A journey towards dignity: Kadambari’s story

A transgender colleague was assaulted in a men’s restroom for appearing slightly feminine. Many trans persons avoid using public restrooms altogether, risking severe health problems from holding their bladders.
Kadambari Mayuri Bansod
Secretary, Mangal Mukhi, a trans-rights organisation

Kadambari Mayuri Bansod, a trans woman from Pune, represents the strength, resilience, and quiet courage of India’s transgender community. Her story is not only about gender identity; it is about surviving exclusion, and the continued pursuit of the most basic human right: safe and dignified sanitation for all.

A childhood of neglect

Kadambari was born into a middle-class joint family. Her father worked in the military administration department of an ammunition factory; her mother was a schoolteacher. Though the family valued discipline and respectability, Kadambari never felt seen for who she was.

 

By age 11 or 12, she felt a deep desire to wear feminine clothes, express softness, and participate in activities associated with girls. Instead, she was instructed to “behave like a man.” There was no outright violence—but the emotional neglect was undeniable. She felt unseen, unheard, and slowly withdrew into her room, avoiding family and social gatherings.

 

In school, her feminine mannerisms invited bullying. Even though it was not her preference, she was forced to use the boys’ toilet. The disconnect between her inner identity and external expectations created constant distress and shame.

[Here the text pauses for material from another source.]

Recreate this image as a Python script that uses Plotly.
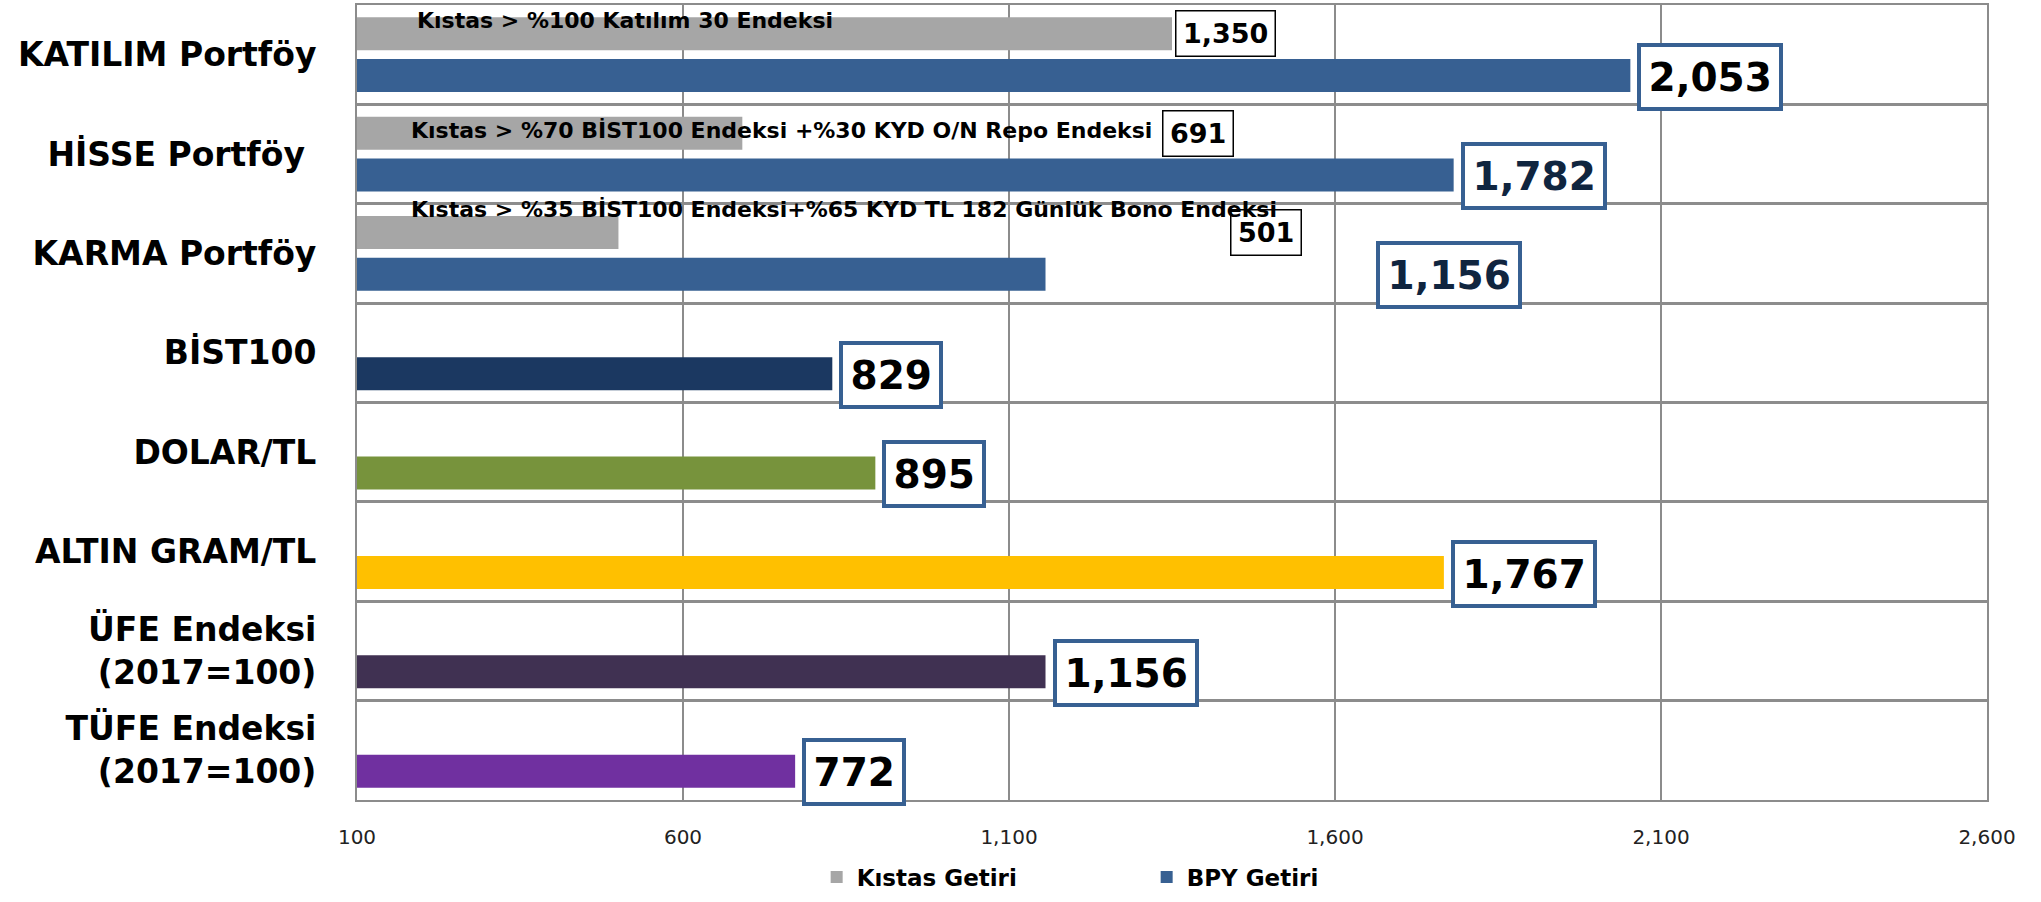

Leaving home and facing the world

At 25, Kadambari left home after completing her graduation. Suddenly responsible for food, shelter, and survival, she faced the realities of the world without any support system.

 

To earn a living, she first turned to begging and then reluctantly to sex work; a common survival strategy for many transgender women who are shut out of formal job markets. Despite everything, she pursued her education, completing an M.Com degree and briefly working in a BPO. Even though her colleagues knew about her gender identity, and there were instituted workplace policies intended to protect employees, harassment and abusive language continued. She was forced to use the men’s washroom.

Finding expression through dance

As a child, Kadambari loved Kathak, but stigma at home made it impossible to pursue. After leaving her family, she embraced dance again, performing at weddings, festivals, and cultural events. It became her art, her livelihood, and a vital expression of her identity.

 

She also joined the Guru-Chela Parampara, strengthening her connection with the hijra community while continuing to live independently.

Sanitation: a daily battle for safety and dignity

For Kadambari, public sanitation has rarely been safe. She is often abused in women’s washrooms. Elderly women in particular have insulted her, forcing her to leave without using the toilet.

 

Using the men’s restroom is far more dangerous. She recounts a chilling story of a fellow trans woman who dressed in men’s clothes to avoid attention. Because she had plucked eyebrows and dimples, a group of men attacked her brutally in a public toilet. No one intervened.

 

In roadside dhabas and small hotels, Kadambari has faced stalking, harassment, and even sexual demands from male staff who followed her into restrooms. The fear of violence became so normalised that she often avoided drinking water when outside her home.

 

Holding her bladder for hours led to serious kidney damage. Even after doctors warned her, the lack of safe sanitation left her with no other option. Only in the privacy of her room could she feel safe enough to relieve herself.

Sanitation is not just infrastructure

Kadambari’s experiences show that sanitation is not a simple infrastructure issue—it is deeply tied to safety, gender identity, public attitudes, mental and physical health, and basic human dignity. For trans persons, entering a public toilet is about taking a calculated risk on their well-being and a reminder that they are excluded. She says, “The internal fear we carry the moment we step out is more dangerous than the violence in the restroom itself.”

 

Kadambari’s story underscores the urgent need for trans-inclusive sanitation in India. This includes: 

  • Gender-neutral or trans-inclusive toilets in schools, colleges, malls, offices, railway stations, government buildings, and public spaces,
  • Dedicated budgets for trans-inclusive WASH within schemes like Swachh Bharat Mission 3,
  • Training for Urban Local Bodies and toilet caretakers on gender sensitivity,
  • Public awareness campaigns to reduce acts of violence and transphobia in sanitation spaces.

 

Without this shift, trans persons will continue to face daily threats to safety, health, and dignity.

A life of resilience and pride

Today, Kadambari works as an accounts executive, lives with her partner, and remains closely connected to her community. She serves as Secretary of Mangal Mukhi, a trans-led organisation, and has also acted in an OTT film titled Rosy.

 

She has authored a book about her life—“Proud to be a transwoman.”

 

Kadambari’s journey is a reminder that dignity begins with something as simple as being allowed to exist—freely, safely, and without fear.